# Start of TASK INPUT
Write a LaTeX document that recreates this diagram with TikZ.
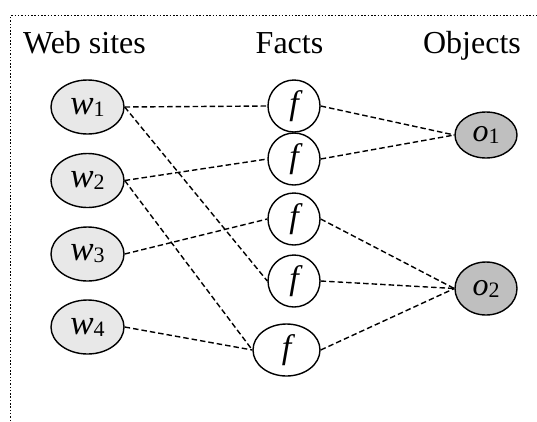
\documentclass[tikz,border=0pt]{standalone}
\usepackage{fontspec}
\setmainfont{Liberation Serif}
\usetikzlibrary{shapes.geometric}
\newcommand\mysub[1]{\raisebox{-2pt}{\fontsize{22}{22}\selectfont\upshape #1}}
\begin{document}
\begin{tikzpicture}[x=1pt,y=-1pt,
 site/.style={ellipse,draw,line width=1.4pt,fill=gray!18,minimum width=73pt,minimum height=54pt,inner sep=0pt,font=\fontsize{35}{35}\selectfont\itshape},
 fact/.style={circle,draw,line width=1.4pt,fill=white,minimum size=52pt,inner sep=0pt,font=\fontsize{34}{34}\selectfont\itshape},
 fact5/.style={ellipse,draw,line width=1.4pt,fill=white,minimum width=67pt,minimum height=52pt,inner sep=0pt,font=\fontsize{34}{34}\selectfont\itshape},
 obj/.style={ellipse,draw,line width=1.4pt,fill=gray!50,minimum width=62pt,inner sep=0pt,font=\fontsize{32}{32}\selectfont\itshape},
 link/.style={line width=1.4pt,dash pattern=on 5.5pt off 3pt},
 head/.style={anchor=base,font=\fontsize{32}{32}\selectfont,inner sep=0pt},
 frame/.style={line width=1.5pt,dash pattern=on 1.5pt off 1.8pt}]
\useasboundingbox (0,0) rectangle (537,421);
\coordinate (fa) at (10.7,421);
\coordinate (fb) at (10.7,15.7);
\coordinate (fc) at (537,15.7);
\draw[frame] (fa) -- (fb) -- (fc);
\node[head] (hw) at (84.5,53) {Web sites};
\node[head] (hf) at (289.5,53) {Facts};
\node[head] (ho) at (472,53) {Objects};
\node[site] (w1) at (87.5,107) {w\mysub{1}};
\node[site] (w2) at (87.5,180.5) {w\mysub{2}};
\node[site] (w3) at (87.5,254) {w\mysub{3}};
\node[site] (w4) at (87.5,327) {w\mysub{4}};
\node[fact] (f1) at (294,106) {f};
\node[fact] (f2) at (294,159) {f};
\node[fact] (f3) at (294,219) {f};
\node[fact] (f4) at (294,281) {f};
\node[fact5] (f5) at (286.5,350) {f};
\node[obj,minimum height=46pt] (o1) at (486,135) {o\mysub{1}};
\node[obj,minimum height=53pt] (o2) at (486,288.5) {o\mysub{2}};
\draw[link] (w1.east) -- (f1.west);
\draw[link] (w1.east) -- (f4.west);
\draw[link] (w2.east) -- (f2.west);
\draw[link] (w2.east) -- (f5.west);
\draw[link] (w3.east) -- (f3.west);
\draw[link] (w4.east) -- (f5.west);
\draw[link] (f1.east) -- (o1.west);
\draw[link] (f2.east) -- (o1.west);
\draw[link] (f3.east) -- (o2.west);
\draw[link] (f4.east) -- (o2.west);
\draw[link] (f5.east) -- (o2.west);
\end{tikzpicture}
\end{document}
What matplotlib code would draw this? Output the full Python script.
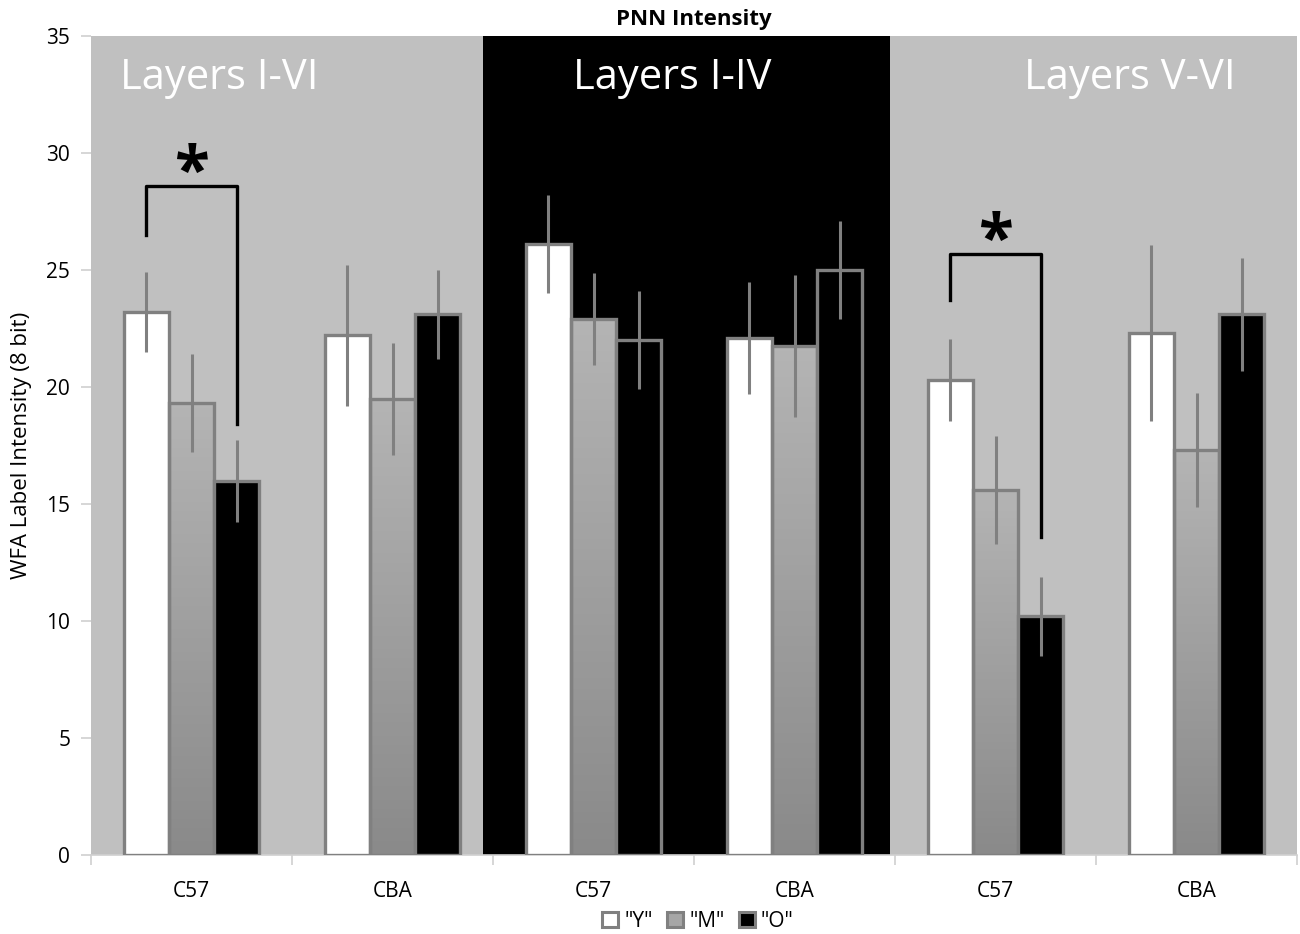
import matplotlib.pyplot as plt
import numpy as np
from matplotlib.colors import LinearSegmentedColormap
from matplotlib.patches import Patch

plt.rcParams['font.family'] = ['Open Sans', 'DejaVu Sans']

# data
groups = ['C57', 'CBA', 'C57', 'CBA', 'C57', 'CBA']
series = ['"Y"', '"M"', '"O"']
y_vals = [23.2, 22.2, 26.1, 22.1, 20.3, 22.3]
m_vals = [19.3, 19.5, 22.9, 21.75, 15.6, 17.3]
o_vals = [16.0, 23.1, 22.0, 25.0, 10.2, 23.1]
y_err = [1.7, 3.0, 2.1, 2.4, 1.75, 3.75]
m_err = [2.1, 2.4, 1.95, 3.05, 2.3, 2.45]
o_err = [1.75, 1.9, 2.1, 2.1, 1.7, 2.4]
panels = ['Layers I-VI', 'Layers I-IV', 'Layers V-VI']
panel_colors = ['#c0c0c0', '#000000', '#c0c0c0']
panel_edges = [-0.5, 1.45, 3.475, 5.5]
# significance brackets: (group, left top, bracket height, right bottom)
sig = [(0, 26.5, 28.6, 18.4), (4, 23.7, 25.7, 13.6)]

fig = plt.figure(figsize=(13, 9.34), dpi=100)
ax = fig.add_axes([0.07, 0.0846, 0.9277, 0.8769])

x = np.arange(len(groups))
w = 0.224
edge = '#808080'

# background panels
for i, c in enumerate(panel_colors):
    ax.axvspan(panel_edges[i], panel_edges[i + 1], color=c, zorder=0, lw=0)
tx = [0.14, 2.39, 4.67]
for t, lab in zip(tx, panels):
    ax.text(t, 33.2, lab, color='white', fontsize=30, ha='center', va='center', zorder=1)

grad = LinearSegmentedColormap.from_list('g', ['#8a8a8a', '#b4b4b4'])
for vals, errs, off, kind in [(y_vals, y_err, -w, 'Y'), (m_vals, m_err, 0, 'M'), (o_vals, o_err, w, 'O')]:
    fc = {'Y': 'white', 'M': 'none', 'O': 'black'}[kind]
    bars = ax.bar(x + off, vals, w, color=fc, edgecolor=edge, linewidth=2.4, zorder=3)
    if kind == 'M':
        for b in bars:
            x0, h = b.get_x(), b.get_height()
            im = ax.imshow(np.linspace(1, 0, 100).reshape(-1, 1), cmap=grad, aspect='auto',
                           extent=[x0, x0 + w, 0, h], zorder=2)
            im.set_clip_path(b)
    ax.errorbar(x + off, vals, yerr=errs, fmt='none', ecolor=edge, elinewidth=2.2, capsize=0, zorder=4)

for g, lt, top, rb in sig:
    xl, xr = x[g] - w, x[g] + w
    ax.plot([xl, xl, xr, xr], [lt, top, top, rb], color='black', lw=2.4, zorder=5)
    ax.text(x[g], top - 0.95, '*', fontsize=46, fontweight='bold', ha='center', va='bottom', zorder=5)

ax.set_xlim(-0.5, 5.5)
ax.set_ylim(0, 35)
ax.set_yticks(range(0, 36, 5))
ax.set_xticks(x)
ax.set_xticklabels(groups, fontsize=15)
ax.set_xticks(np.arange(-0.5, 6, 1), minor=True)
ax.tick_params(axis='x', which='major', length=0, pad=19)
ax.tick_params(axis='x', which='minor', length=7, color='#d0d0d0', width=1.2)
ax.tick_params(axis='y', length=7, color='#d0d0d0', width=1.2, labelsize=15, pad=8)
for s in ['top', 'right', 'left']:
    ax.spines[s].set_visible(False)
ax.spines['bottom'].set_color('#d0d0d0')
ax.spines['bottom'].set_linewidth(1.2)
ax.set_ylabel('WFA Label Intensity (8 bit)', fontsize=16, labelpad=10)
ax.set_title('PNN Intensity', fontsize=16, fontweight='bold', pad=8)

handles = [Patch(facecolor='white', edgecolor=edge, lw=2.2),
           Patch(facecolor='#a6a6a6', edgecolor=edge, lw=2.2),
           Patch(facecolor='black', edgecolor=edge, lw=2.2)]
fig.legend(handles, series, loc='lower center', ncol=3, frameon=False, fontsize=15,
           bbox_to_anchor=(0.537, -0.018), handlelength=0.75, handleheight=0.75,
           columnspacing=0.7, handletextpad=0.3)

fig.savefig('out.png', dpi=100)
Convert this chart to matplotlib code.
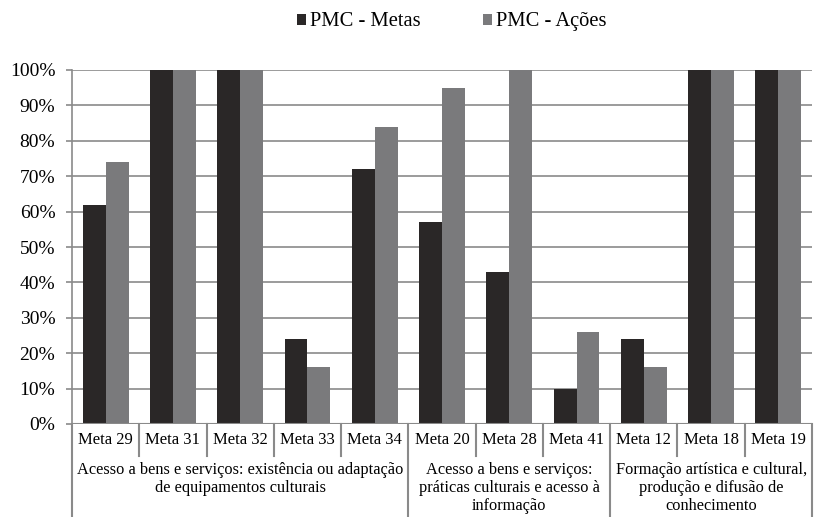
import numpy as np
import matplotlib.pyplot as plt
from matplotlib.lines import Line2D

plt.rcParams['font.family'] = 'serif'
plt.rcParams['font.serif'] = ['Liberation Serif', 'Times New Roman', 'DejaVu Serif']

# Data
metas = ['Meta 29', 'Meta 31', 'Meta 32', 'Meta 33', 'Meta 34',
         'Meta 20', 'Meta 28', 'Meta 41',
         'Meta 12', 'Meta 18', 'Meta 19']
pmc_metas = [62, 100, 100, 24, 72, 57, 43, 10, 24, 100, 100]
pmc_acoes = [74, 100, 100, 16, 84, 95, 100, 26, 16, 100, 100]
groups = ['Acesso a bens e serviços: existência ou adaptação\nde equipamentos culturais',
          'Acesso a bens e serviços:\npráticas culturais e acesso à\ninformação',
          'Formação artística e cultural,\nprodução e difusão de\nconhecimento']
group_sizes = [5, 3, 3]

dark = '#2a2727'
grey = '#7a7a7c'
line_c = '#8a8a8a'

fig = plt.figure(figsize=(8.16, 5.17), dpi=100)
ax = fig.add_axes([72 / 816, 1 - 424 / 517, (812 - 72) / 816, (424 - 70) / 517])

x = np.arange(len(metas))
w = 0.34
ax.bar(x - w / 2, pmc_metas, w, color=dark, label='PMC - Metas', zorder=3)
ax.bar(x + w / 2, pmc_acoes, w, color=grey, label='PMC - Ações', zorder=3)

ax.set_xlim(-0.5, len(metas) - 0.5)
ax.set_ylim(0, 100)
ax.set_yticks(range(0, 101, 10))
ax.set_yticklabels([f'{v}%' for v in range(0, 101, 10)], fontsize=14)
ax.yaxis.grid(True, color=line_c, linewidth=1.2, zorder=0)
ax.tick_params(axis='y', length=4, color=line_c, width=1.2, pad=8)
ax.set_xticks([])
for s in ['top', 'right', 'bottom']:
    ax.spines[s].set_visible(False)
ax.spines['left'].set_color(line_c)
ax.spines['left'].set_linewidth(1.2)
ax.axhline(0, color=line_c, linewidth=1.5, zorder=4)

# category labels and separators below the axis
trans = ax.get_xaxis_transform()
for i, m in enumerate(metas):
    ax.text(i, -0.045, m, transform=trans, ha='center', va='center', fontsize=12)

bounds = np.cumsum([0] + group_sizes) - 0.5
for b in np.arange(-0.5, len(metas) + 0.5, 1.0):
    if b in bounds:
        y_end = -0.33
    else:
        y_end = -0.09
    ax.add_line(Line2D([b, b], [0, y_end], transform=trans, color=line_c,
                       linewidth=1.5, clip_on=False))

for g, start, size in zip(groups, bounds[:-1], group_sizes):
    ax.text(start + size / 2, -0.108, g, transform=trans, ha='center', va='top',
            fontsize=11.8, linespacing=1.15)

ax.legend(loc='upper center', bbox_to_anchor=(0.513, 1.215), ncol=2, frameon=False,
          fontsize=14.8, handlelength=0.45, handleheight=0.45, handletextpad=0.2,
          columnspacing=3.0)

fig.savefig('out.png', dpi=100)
# End of TASK INPUT
### OBJECTIVE:
Pictures in the material above should be skipped; print exactly the lines from the one with "What matplotlib code" through the one with "plt.rcParams['font.family'] = ['Open".

### EXERCISE OUTPUT:
What matplotlib code would draw this? Output the full Python script.
import matplotlib.pyplot as plt
import numpy as np
from matplotlib.colors import LinearSegmentedColormap
from matplotlib.patches import Patch

plt.rcParams['font.family'] = ['Open Sans', 'DejaVu Sans']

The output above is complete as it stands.